The accurate and reliable prediction of the aerodynamic noise sources of open rotors and ducted-fans in electric Vertical Take-Off and Landing (eVTOL) and non-conventional aircraft configurations is a challenging task from a computational perspective. Indeed, such propulsive systems can often operate in highly distorted and non-homogeneous flows, with the rotating blades interacting with strongly non-uniform and turbulent flows; and/or experience phenomena related to low Reynolds numbers and boundary-layer transition, due to the relatively small diameters and blade tip speeds. While analytical, semi-empirical and low-fidelity numerical models can provide quick and computationally inexpensive predictions, their results are often not fully reliable and their state-of-the-art requires a further development step to properly address the problem of rotor noise prediction in non-conventional aircraft and rotorcraft. On the other hand, Navier-Stokes based scale-resolving approaches such as Large Eddy Simulation (LES) have the capability to capture most of the aforementioned phenomena, but at a prohibitive computational cost for a routine employment in the design stages of such innovative vehicles. In view of this, high-fidelity scale-resolving lattice-Boltzmann (LB) numerical simulations, coupled with the Ffowcs Williams & Hawkings' (FW-H) acoustic analogy, are extensively performed and validated in this thesis.
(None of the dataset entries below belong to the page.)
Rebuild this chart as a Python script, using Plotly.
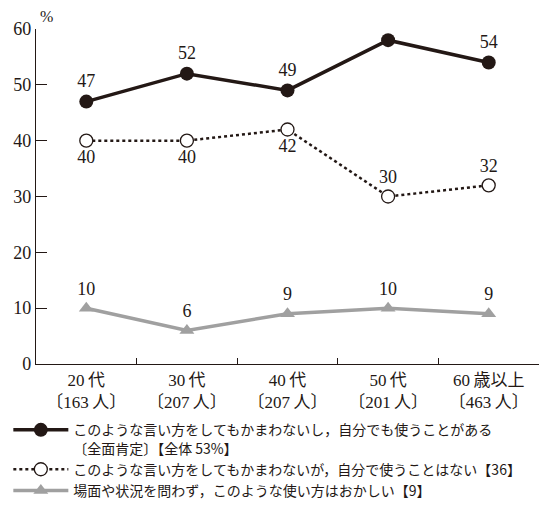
import plotly.graph_objects as go

categories = ["20\u2009代<br>〔163\u2009人〕", "30\u2009代<br>〔207\u2009人〕", "40\u2009代<br>〔207\u2009人〕",
              "50\u2009代<br>〔201\u2009人〕", "60\u2009歳以上<br>〔463\u2009人〕"]
full_yes = [47, 52, 49, 58, 54]
ok_not_use = [40, 40, 42, 30, 32]
strange = [10, 6, 9, 10, 9]
names = [
    "このような言い方をしてもかまわないし，自分でも使うことがある<br>〔全面肯定〕【全体\u200953%】",
    "このような言い方をしてもかまわないが，自分で使うことはない【36】",
    "場面や状況を問わず，このような使い方はおかしい【9】",
]
ok_pos = ["bottom center", "bottom center", "bottom center", "top center", "top center"]

DARK = "#231815"
GRAY = "#a0a0a0"
NUMFONT = "Liberation Serif"
TICKFONT = "'Liberation Serif', 'Noto Sans CJK JP', serif"

fig = go.Figure()
fig.add_trace(go.Scatter(
    x=categories, y=full_yes, name=names[0], mode="lines+markers+text",
    text=[str(v) for v in full_yes], textposition="top center",
    textfont=dict(family=NUMFONT, size=18, color=DARK),
    line=dict(color=DARK, width=3.5),
    marker=dict(symbol="circle", size=14, color=DARK),
))
fig.add_trace(go.Scatter(
    x=categories, y=ok_not_use, name=names[1], mode="lines+markers+text",
    text=[str(v) for v in ok_not_use], textposition=ok_pos,
    textfont=dict(family=NUMFONT, size=18, color=DARK),
    line=dict(color=DARK, width=2.5, dash="dot"),
    marker=dict(symbol="circle", size=13, color="white", line=dict(color=DARK, width=1.3)),
))
fig.add_trace(go.Scatter(
    x=categories, y=strange, name=names[2], mode="lines+markers+text",
    text=[str(v) for v in strange], textposition="top center",
    textfont=dict(family=NUMFONT, size=18, color=DARK),
    line=dict(color=GRAY, width=3.5),
    marker=dict(symbol="triangle-up", size=13, color=GRAY),
))

fig.update_layout(
    width=549, height=509,
    margin=dict(l=36, r=10, t=29, b=145, autoexpand=False),
    paper_bgcolor="white", plot_bgcolor="white",
    font=dict(family=TICKFONT, color=DARK, size=16),
    showlegend=True,
    legend=dict(
        x=-0.055, y=-0.15, xanchor="left", yanchor="top",
        font=dict(family="Noto Sans CJK JP", size=14, color=DARK),
        valign="top", tracegroupgap=0, itemwidth=55,
        bgcolor="rgba(0,0,0,0)",
    ),
    annotations=[dict(
        text="%", xref="paper", yref="paper", x=0.0, y=1.0, xanchor="left", yanchor="bottom",
        xshift=2, yshift=2, showarrow=False, font=dict(family=NUMFONT, size=16, color=DARK),
    )],
)
fig.update_xaxes(
    type="category", range=[-0.5, 4.5], showline=True, linecolor=DARK, linewidth=1.3,
    ticks="inside", tickson="boundaries", ticklen=6, tickcolor=DARK, tickwidth=1,
    showgrid=False, zeroline=False, tickfont=dict(family=TICKFONT, size=17, color=DARK),
)
fig.update_yaxes(
    range=[0, 60], dtick=10, showline=True, linecolor=DARK, linewidth=1.3,
    ticks="inside", ticklen=11, tickcolor=DARK, tickwidth=1,
    showgrid=False, zeroline=False, tickfont=dict(family=NUMFONT, size=18, color=DARK),
)

fig.write_html("out.html")
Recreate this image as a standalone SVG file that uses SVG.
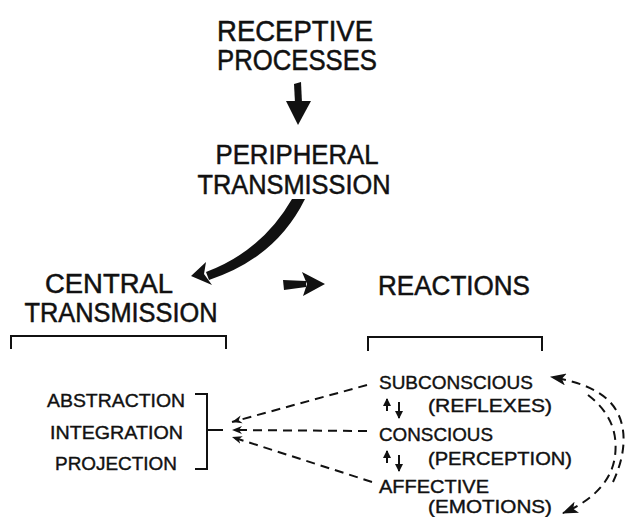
<svg xmlns="http://www.w3.org/2000/svg" width="628" height="517" viewBox="0 0 628 517">
  <style>
    text { font-family: "Liberation Sans", Arial, sans-serif; fill: #111; stroke: #111; stroke-width: 0.5; }
    .big { font-size: 29px; }
    .mid { font-size: 27px; }
    .small { font-size: 19px; stroke-width: 0.4; }
    .dash { fill: none; stroke: #111; stroke-width: 2; stroke-dasharray: 9 6; }
    .solid { fill: none; stroke: #111; stroke-width: 2; }
    .ink { fill: #111; stroke: none; }
  </style>
  <defs>
    <marker id="tip" viewBox="0 0 10 10" refX="10" refY="5" markerWidth="10" markerHeight="10" markerUnits="userSpaceOnUse" orient="auto">
      <path d="M0,1 L10,5 L0,9 L3,5 Z" fill="#111"/>
    </marker>
    <marker id="head" viewBox="0 0 16 12" refX="15" refY="6" markerWidth="16" markerHeight="12" markerUnits="userSpaceOnUse" orient="auto">
      <path d="M0,0 L16,6 L0,12 L4,6 Z" fill="#111"/>
    </marker>
    <marker id="mini" viewBox="0 0 8 8" refX="7" refY="4" markerWidth="8" markerHeight="8" markerUnits="userSpaceOnUse" orient="auto">
      <path d="M0,0 L8,4 L0,8 Z" fill="#111"/>
    </marker>
  </defs>

  <g id="receptive">
    <text class="big" x="295" y="41" text-anchor="middle" textLength="156" lengthAdjust="spacingAndGlyphs">RECEPTIVE</text>
    <text class="big" x="297" y="70" text-anchor="middle" textLength="160" lengthAdjust="spacingAndGlyphs">PROCESSES</text>
  </g>

  <g id="peripheral">
    <text class="mid" x="297" y="164" text-anchor="middle" textLength="163" lengthAdjust="spacingAndGlyphs">PERIPHERAL</text>
    <text class="mid" x="294" y="194" text-anchor="middle" textLength="193" lengthAdjust="spacingAndGlyphs">TRANSMISSION</text>
  </g>

  <g id="central">
    <text class="mid" x="109" y="293" text-anchor="middle" textLength="128" lengthAdjust="spacingAndGlyphs">CENTRAL</text>
    <text class="mid" x="121" y="322" text-anchor="middle" textLength="193" lengthAdjust="spacingAndGlyphs">TRANSMISSION</text>
    <path class="solid" d="M11,349 L11,336 L226,336 L226,349"/>
  </g>

  <g id="reactions">
    <text class="mid" x="454" y="295" text-anchor="middle" textLength="152" lengthAdjust="spacingAndGlyphs">REACTIONS</text>
    <path class="solid" d="M368,351 L368,337 L542,337 L542,351"/>
  </g>

  <g id="functions">
    <text class="small" x="47" y="407" textLength="138" lengthAdjust="spacingAndGlyphs">ABSTRACTION</text>
    <text class="small" x="50" y="439" textLength="133" lengthAdjust="spacingAndGlyphs">INTEGRATION</text>
    <text class="small" x="55" y="470" textLength="122" lengthAdjust="spacingAndGlyphs">PROJECTION</text>
    <path class="solid" d="M195,394 L207,394 L207,469 L195,469 M207,430 L223,430"/>
  </g>

  <g id="subconscious">
    <text class="small" x="379" y="389" textLength="154" lengthAdjust="spacingAndGlyphs">SUBCONSCIOUS</text>
    <text class="small" x="428" y="412" textLength="124" lengthAdjust="spacingAndGlyphs">(REFLEXES)</text>
  </g>

  <g id="conscious">
    <text class="small" x="379" y="441" textLength="114" lengthAdjust="spacingAndGlyphs">CONSCIOUS</text>
    <text class="small" x="428" y="465" textLength="144" lengthAdjust="spacingAndGlyphs">(PERCEPTION)</text>
  </g>

  <g id="affective">
    <text class="small" x="379" y="493" textLength="110" lengthAdjust="spacingAndGlyphs">AFFECTIVE</text>
    <text class="small" x="428" y="513" textLength="124" lengthAdjust="spacingAndGlyphs">(EMOTIONS)</text>
  </g>

  <g id="connectors">
    <!-- receptive to peripheral -->
    <path class="ink" d="M294,84 L301,82 L302,103 L295,103 Z"/>
    <path class="ink" d="M286,101 L311,101 L298,125 Z"/>

    <!-- peripheral to central: tapered curve -->
    <path class="ink" d="M292,199 L305,199 Q276,258 209,280 L206,272 Q262,251 292,199 Z"/>
    <path class="ink" d="M191,276 L206,262 L204,274 L212,285 Z"/>

    <!-- central to reactions -->
    <path class="ink" d="M283,280 L306,281 L306,287 L284,290 Z"/>
    <path class="ink" d="M302,272 L325,284 L303,296 L307,284 Z"/>

    <!-- dashed feedback lines into the bracket -->
    <path class="dash" d="M367,385 L232,422" marker-end="url(#tip)"/>
    <path class="dash" d="M367,431 L232,430" marker-end="url(#tip)"/>
    <path class="dash" d="M372,482 L232,437" marker-end="url(#tip)"/>

    <!-- up/down arrows between reaction levels -->
    <path class="solid" d="M387,411 L387,399" stroke-width="1.6" marker-end="url(#mini)"/>
    <path class="solid" d="M399,402 L399,418" stroke-width="1.6" marker-end="url(#mini)"/>
    <path class="solid" d="M387,463 L387,451" stroke-width="1.6" marker-end="url(#mini)"/>
    <path class="solid" d="M399,455 L399,471" stroke-width="1.6" marker-end="url(#mini)"/>

    <!-- double dashed loop between subconscious and emotions -->
    <path class="dash" d="M613,482 C628,450 628,418 607,399 C593,387 575,381 551,377" marker-end="url(#head)"/>
    <path class="dash" d="M588,395 C610,412 618,432 615,456 C612,480 594,500 563,513" marker-end="url(#head)"/>
  </g>
</svg>
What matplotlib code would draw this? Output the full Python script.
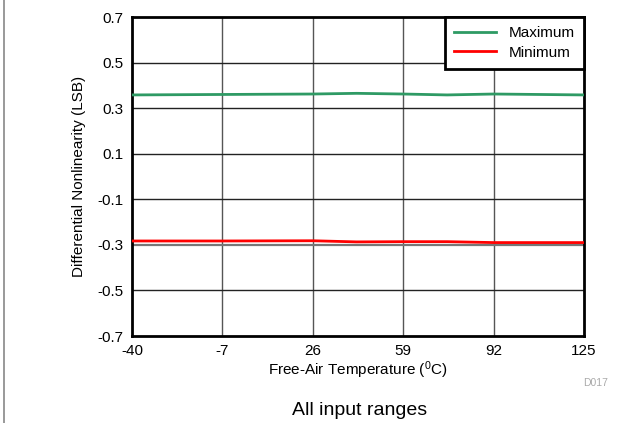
import matplotlib
matplotlib.use("Agg")
import matplotlib.pyplot as plt

plt.rcParams['font.family'] = ['Liberation Sans', 'DejaVu Sans']

# temperatures (C)
temp = [-40, -7, 26, 42, 59, 75, 92, 125]
# DNL max / min (LSB)
dnl_max = [0.358, 0.360, 0.362, 0.365, 0.362, 0.358, 0.362, 0.358]
dnl_min = [-0.283, -0.283, -0.282, -0.287, -0.286, -0.286, -0.290, -0.290]

xticks = [-40, -7, 26, 59, 92, 125]
xlabels = ['-40', '-7', '26', '59', '92', '125']
yticks = [-0.7, -0.5, -0.3, -0.1, 0.1, 0.3, 0.5, 0.7]
ylabels = ['-0.7', '-0.5', '-0.3', '-0.1', '0.1', '0.3', '0.5', '0.7']

fig = plt.figure(figsize=(6.28, 4.23), dpi=100)
ax = fig.add_axes([132 / 628, 1 - 336 / 423, (584 - 132) / 628, (336 - 17) / 423])

# grid
for t in xticks[1:-1]:
    ax.axvline(t, color='#555555', lw=1.0, zorder=1)
for v in yticks[1:-1]:
    ax.axhline(v, color='#222222' if v != -0.3 else '#777777', lw=1.0 if v != -0.3 else 1.6, zorder=1)

ax.plot(temp, dnl_max, color='#2e9a64', lw=2, label='Maximum', zorder=3)
ax.plot(temp, dnl_min, color='#ff0000', lw=2, label='Minimum', zorder=3)

ax.set_xlim(-40, 125)
ax.set_ylim(-0.7, 0.7)
ax.set_xticks(xticks)
ax.set_xticklabels(xlabels)
ax.set_yticks(yticks)
ax.set_yticklabels(ylabels)
ax.tick_params(length=0, labelsize=11, pad=6)
for s in ax.spines.values():
    s.set_linewidth(2)
    s.set_color('black')

ax.set_xlabel(r'Free-Air Temperature ($\mathregular{^0}$C)', fontsize=11, labelpad=1)
ax.set_ylabel('Differential Nonlinearity (LSB)', fontsize=11, labelpad=8)

leg = ax.legend(loc='upper right', fontsize=11, fancybox=False, framealpha=1,
                borderaxespad=0, handlelength=2.8, edgecolor='black', borderpad=0.6,
                labelspacing=0.35, handletextpad=0.8)
leg.get_frame().set_linewidth(2)

fig.text(596 / 628, 1 - 383 / 423, 'D017', color='#aaaaaa', fontsize=7.5, ha='center', va='center')
fig.text(360 / 628, 1 - 410 / 423, 'All input ranges', fontsize=14, ha='center', va='center')
fig.add_artist(plt.Line2D([4 / 628, 4 / 628], [0, 1], color='#888888', lw=1.2, transform=fig.transFigure))

fig.savefig('out.png', dpi=100)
A wide range of aeroacoustic problems, spanning from airfoil and small-scale propellers in transitional boundary-layer regime to open rotors in blade-vortex interaction conditions and ducted fans ingesting the airframe turbulent boundary-layer, are addressed with the aim of predicting, identifying and characterizing and the primary sources of aerodynamic noise associated to open rotors/propellers and ducted-fans in eVTOL and novel aircraft configurations by means of the hybrid LB/FW-H approach.